↓↓↓

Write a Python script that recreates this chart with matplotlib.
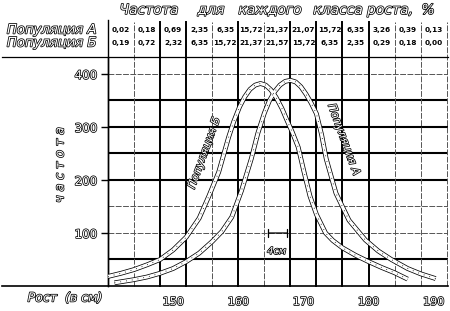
import matplotlib.pyplot as plt
import matplotlib.patheffects as pe

# population B (left curve) and A (right curve): height in cm, frequency
height_b = [140, 142, 144, 146, 148, 150, 152, 154, 155.5, 157, 158.5, 159.3, 160.2, 161,
            161.8, 162.6, 163.4, 164.2, 165, 165.8, 166.7, 167.5, 168.3, 169.2, 170, 171,
            172, 173.4, 174.5, 176, 178, 180, 182, 184, 186]
freq_b = [18, 24, 31, 40, 50, 68, 92, 128, 170, 215, 280, 310, 338, 357,
          371, 379, 382, 379, 370, 356, 335, 312, 290, 262, 220, 170,
          135, 100, 86, 72, 58, 46, 35, 25, 13]

height_a = [141, 144, 146, 148, 150, 152, 154, 156, 157.5, 159, 160.5, 162, 163, 164,
            164.8, 165.6, 166.4, 167.2, 168, 168.8, 169.6, 170.4, 171.2, 172, 172.8, 173.5,
            175, 177, 179.5, 181.5, 183.5, 186, 188, 190.3]
freq_a = [6, 12, 17, 24, 33, 46, 62, 84, 103, 130, 180, 240, 288, 326,
          350, 367, 379, 386, 388, 385, 376, 362, 345, 325, 285, 240,
          175, 124, 87, 66, 50, 33, 23, 14]

# class boundaries (4 cm) and the percentage table above the chart
class_edges = [140, 144, 148, 152, 156, 160, 164, 168, 172, 176, 180, 184, 188, 192]
pct_a = ["0,02", "0,18", "0,69", "2,35", "6,35", "15,72", "21,37", "21,07", "15,72",
         "6,35", "3,26", "0,39", "0,13"]
pct_b = ["0,19", "0,72", "2,32", "6,35", "15,72", "21,37", "21,57", "15,72", "6,35",
         "2,35", "0,29", "0,18", "0,00"]

y_ticks = [100, 200, 300, 400]
x_ticks = [150, 160, 170, 180, 190]
header_words = ["Частота", "для", "каждого", "класса", "роста,", "%"]
header_x = [149, 211, 270, 338, 390, 428]

hollow = [pe.withStroke(linewidth=1.1, foreground='black')]

fig = plt.figure(figsize=(4.5, 3.11), dpi=100)
ax = fig.add_axes([108 / 450, 25 / 311, 340 / 450, 229 / 311])
ax.set_xlim(140, 192.2)
ax.set_ylim(0, 432)
for s in ['top', 'right', 'bottom']:
    ax.spines[s].set_visible(False)
ax.spines['left'].set_linewidth(1.0)

# grid: some lines printed heavy, some light
heavy_y = [50, 200, 250, 300, 350]
for v in range(50, 401, 50):
    if v in heavy_y:
        ax.axhline(v, color='black', lw=1.5, zorder=1)
    else:
        ax.axhline(v, color='#555555', lw=0.7, ls=(0, (6, 1.5)), zorder=1)
heavy_x = [148, 152, 160, 168, 172, 176, 180]
xtr = ax.get_xaxis_transform()
for e in class_edges[1:]:
    if e in heavy_x:
        ax.plot([e, e], [0, 1.153], color='black', lw=1.4, transform=xtr, clip_on=False, zorder=1)
    else:
        ax.plot([e, e], [0, 1.153], color='#555555', lw=0.7, ls=(0, (6, 1.5)),
                transform=xtr, clip_on=False, zorder=1)
ax.plot([140, 140], [0, 1.16], color='black', lw=1.0, transform=xtr, clip_on=False)

# baseline running out to the left edge and the line under the table
fig.add_artist(plt.Line2D([0.005, 448 / 450], [25 / 311, 25 / 311], color='black', lw=1.2))
fig.add_artist(plt.Line2D([0.005, 448 / 450], [254 / 311, 254 / 311], color='black', lw=0.9))


def band(x, y):
    ax.plot(x, y, color='black', lw=3.4, solid_capstyle='butt', solid_joinstyle='round', zorder=3)
    ax.plot(x, y, color='white', lw=2.3, solid_capstyle='butt', solid_joinstyle='round', zorder=4)
    ax.plot(x, y, color='black', lw=0.6, ls=(0, (1, 6)), zorder=5)


band(height_b, freq_b)
band(height_a, freq_a)

# curve labels and the 4 cm shift mark
ax.text(154.8, 251, "Популяция Б", rotation=70, ha='center', va='center', fontsize=8,
        style='italic', color='white', path_effects=hollow, zorder=6)
ax.text(176.2, 276, "Популяция А", rotation=-70, ha='center', va='center', fontsize=8,
        style='italic', color='white', path_effects=hollow, zorder=6)
ax.annotate('', xy=(167.9, 100), xytext=(164.2, 100),
            arrowprops=dict(arrowstyle='|-|, widthA=0.3, widthB=0.3', lw=0.9, color='black'),
            zorder=6)
ax.text(165.9, 66, "4см", ha='center', va='center', fontsize=7, style='italic',
        color='white', path_effects=hollow, zorder=6)

# ticks
ax.set_yticks(y_ticks)
ax.set_yticklabels([str(v) for v in y_ticks], fontsize=8.5, color='white')
for lab in ax.get_yticklabels():
    lab.set_path_effects(hollow)
ax.tick_params(axis='y', length=5, width=1, pad=3)
ax.set_xticks(x_ticks)
ax.set_xticklabels([str(v) for v in x_ticks], fontsize=8, color='white')
for lab in ax.get_xticklabels():
    lab.set_path_effects(hollow)
ax.tick_params(axis='x', length=0, pad=8)

fig.text(65 / 450, 1 - 298 / 311, "Рост  (в см)", ha='center', va='center', fontsize=9,
         style='italic', color='white', path_effects=hollow)
fig.text(60 / 450, 1 - 165 / 311, "ч а с т о т а", rotation=90, ha='center', va='center',
         fontsize=9, style='italic', color='white', path_effects=hollow)

# table above the chart
centers = [(class_edges[i] + class_edges[i + 1]) / 2 for i in range(len(pct_a))]
for c, a, b in zip(centers, pct_a, pct_b):
    ax.text(c, 1.118, a, transform=xtr, ha='center', va='center', fontsize=5.3,
            fontweight='bold', clip_on=False)
    ax.text(c, 1.061, b, transform=xtr, ha='center', va='center', fontsize=5.3,
            fontweight='bold', clip_on=False)
fig.text(52 / 450, 1 - 30 / 311, "Популяция А", ha='center', va='center', fontsize=9.5,
         style='italic', color='white', path_effects=hollow)
fig.text(52 / 450, 1 - 43 / 311, "Популяция Б", ha='center', va='center', fontsize=9.5,
         style='italic', color='white', path_effects=hollow)
for w, hx in zip(header_words, header_x):
    fig.text(hx / 450, 1 - 10 / 311, w, ha='center', va='center', fontsize=10,
             style='italic', color='white', path_effects=hollow)

fig.savefig('out.png', dpi=100)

↑↑↑

PROBLEM REQUIREMENTS: Pictures stay out. Print the data exactly, from its first line through the line containing "175, 124, 87, 66, 50, 33, 23, 14]".

WRITTEN SOLUTION:
Write a Python script that recreates this chart with matplotlib.
import matplotlib.pyplot as plt
import matplotlib.patheffects as pe

# population B (left curve) and A (right curve): height in cm, frequency
height_b = [140, 142, 144, 146, 148, 150, 152, 154, 155.5, 157, 158.5, 159.3, 160.2, 161,
            161.8, 162.6, 163.4, 164.2, 165, 165.8, 166.7, 167.5, 168.3, 169.2, 170, 171,
            172, 173.4, 174.5, 176, 178, 180, 182, 184, 186]
freq_b = [18, 24, 31, 40, 50, 68, 92, 128, 170, 215, 280, 310, 338, 357,
          371, 379, 382, 379, 370, 356, 335, 312, 290, 262, 220, 170,
          135, 100, 86, 72, 58, 46, 35, 25, 13]

height_a = [141, 144, 146, 148, 150, 152, 154, 156, 157.5, 159, 160.5, 162, 163, 164,
            164.8, 165.6, 166.4, 167.2, 168, 168.8, 169.6, 170.4, 171.2, 172, 172.8, 173.5,
            175, 177, 179.5, 181.5, 183.5, 186, 188, 190.3]
freq_a = [6, 12, 17, 24, 33, 46, 62, 84, 103, 130, 180, 240, 288, 326,
          350, 367, 379, 386, 388, 385, 376, 362, 345, 325, 285, 240,
          175, 124, 87, 66, 50, 33, 23, 14]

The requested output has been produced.